The microscopic studies showed a different course of the Cu(II) sorption process on these ion exchangers. In the case of Purolite S 940, a uniform distribution of Cu(II) ion concentration was observed throughout the grain volume. In the case of Purolite S 950, the increased sorption of Cu(II) ions on the ion exchanger surface were demonstrated. The microscopic studies also showed the possibility of the ion exchange process between the Na(I) ions and the sorbed Cu(II) ions on Purolite S 940 and Purolite S 950.
The FTIR and XPS analyses exhibited some changes in the spectra of Purolite S 940 and Purolite S 950 before and after the process of Cu(II) ions sorption. These changes indicate the participation of nitrogen and oxygen present in the aminophosphonic functional groups in the sorption process. The research proved that in the process of sorption of Cu(II) ions on the chelating ion exchangers Purolite S 940 and Purolite S 950, both the ion exchange process and the formation of a coordination bond with the participation of free electron pairs of nitrogen and oxygen in the aminophosphonic functional groups take place.
The microscopic tests confirmed the kinetic test results in which the better efficiency of the Cu (II) ion sorption process was obtained for the Purolite S 950 ion exchanger.

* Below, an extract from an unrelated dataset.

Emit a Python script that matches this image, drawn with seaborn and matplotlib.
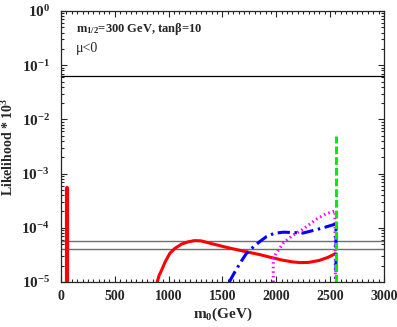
import numpy as np
import pandas as pd
import seaborn as sns
import matplotlib
matplotlib.use("Agg")
import matplotlib.pyplot as plt
from matplotlib.ticker import MultipleLocator, LogLocator, FixedLocator

# data
red_spike_m0 = [56, 56]
red_spike_L = [1e-5, 5.5e-4]

red_m0 = [894, 910, 935, 970, 1012, 1060, 1120, 1180, 1240, 1300, 1400, 1550, 1724, 1848, 1941,
          2050, 2150, 2220, 2300, 2400, 2480, 2545]
red_L = [1e-5, 1.3e-5, 1.66e-5, 2.4e-5, 3.4e-5, 4.2e-5, 5.0e-5, 5.5e-5, 5.8e-5, 5.75e-5, 5.1e-5,
         4.3e-5, 3.6e-5, 3.2e-5, 2.87e-5, 2.55e-5, 2.35e-5, 2.28e-5, 2.3e-5, 2.5e-5, 2.85e-5, 3.3e-5]

blue_m0 = [1563, 1620, 1680, 1724, 1790, 1848, 1910, 1980, 2065, 2150, 2248, 2350, 2450, 2555, 2555]
blue_L = [1e-5, 1.6e-5, 2.5e-5, 3.4e-5, 4.5e-5, 5.6e-5, 6.9e-5, 7.9e-5, 8.3e-5, 8.2e-5, 8.0e-5,
          9.0e-5, 1.02e-4, 1.18e-4, 1e-5]

mag_m0 = [1972, 1972, 2000, 2065, 2150, 2251, 2375, 2460, 2545, 2550]
mag_L = [1e-5, 2.75e-5, 3.4e-5, 5.2e-5, 7.2e-5, 9.5e-5, 1.45e-4, 1.8e-4, 2.05e-4, 1e-5]

green_m0 = [2555, 2555]
green_L = [1e-5, 5e-3]

hlines_black = [0.063]
hlines_gray = [5.6e-5, 4.0e-5]

xticks = [0, 500, 1000, 1500, 2000, 2500, 3000]
yticks = [1e-5, 1e-4, 1e-3, 1e-2, 1e-1, 1e0]
ytick_labels = [r"$\mathbf{10^{-5}}$", r"$\mathbf{10^{-4}}$", r"$\mathbf{10^{-3}}$",
                r"$\mathbf{10^{-2}}$", r"$\mathbf{10^{-1}}$", r"$\mathbf{10^{0}}$"]

sns.set_style("ticks")
plt.rcParams["font.family"] = ["Liberation Serif", "DejaVu Serif"]
plt.rcParams["mathtext.fontset"] = "custom"
plt.rcParams["mathtext.rm"] = "Liberation Serif:bold"
plt.rcParams["mathtext.bf"] = "Liberation Serif:bold"
plt.rcParams["mathtext.it"] = "Liberation Serif:bold"

fig = plt.figure(figsize=(3.97, 3.27), dpi=100)
ax = fig.add_axes([0.1537, 0.1376, 0.8133, 0.8288])

def draw(m0, L, **kw):
    df = pd.DataFrame({"m0": m0, "L": L})
    sns.lineplot(data=df, x="m0", y="L", sort=False, estimator=None, ax=ax, **kw)

for y in hlines_black:
    ax.axhline(y, color="black", lw=0.9)
for y in hlines_gray:
    ax.axhline(y, color="#6e6e6e", lw=1.0)

draw(red_spike_m0, red_spike_L, color="#ff0000", lw=3.0)
draw(red_m0, red_L, color="#ff0000", lw=2.2)
draw(mag_m0, mag_L, color="#ff00ff", lw=2.2, linestyle=(0, (0.5, 1.0)))
draw(blue_m0, blue_L, color="#0000ff", lw=2.2, linestyle=(0, (4, 1.5, 0.8, 1.5)))
draw(green_m0, green_L, color="#00ee00", lw=2.2, linestyle=(0, (2.5, 1)))

ax.set_yscale("log")
ax.set_xlim(0, 3000)
ax.set_ylim(1e-5, 1)
ax.xaxis.set_major_locator(FixedLocator(xticks))
ax.xaxis.set_minor_locator(MultipleLocator(50))
ax.set_yticks(yticks)
ax.set_yticklabels(ytick_labels, fontsize=11)
ax.yaxis.set_minor_locator(LogLocator(base=10, subs=np.arange(2, 10)))
ax.yaxis.set_minor_formatter(plt.NullFormatter())
ax.set_xticklabels([str(t) for t in xticks], fontsize=10, fontweight="bold")
ax.tick_params(which="both", direction="in", top=True, right=True, width=0.8)
ax.tick_params(which="major", length=4)
ax.tick_params(axis="x", which="major", pad=6)
ax.tick_params(axis="y", which="major", pad=8)
ax.tick_params(which="minor", length=2)
for s in ax.spines.values():
    s.set_linewidth(0.9)

ax.set_xlabel(r"m$_\mathbf{0}$(GeV)", fontsize=11, fontweight="bold", labelpad=2)
ax.set_ylabel(r"Likelihood * 10$^\mathbf{3}$", fontsize=10, fontweight="bold")

ax.text(0.045, 0.935, r"m$_\mathbf{1/2}$=300 GeV, tan$\mathbf{\beta}$=10", transform=ax.transAxes,
        fontsize=9, fontweight="bold", va="center")
ax.text(0.045, 0.86, "μ<0", transform=ax.transAxes, fontsize=10, va="center")

fig.savefig("out.png", dpi=100)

The linear relationship t/qt = f (t) and the values of the determination coefficients (R2) close to unity as well as good agreement with the experimental data showed that the pseudo second-order kinetic model is fully suitable for the description of the sorption process. The studies of the sorption of Cu(II) ions from the 0.001 CuCl2 solutions showed better process efficiency on Purolite S 950 ion exchanger (qt = 9.88 mg g−1) compared to Purolite S 940 ionite (qt = 8.66 mg g−1).
The research allows us to state that spectroscopic methods are effective in the sorption processes studies.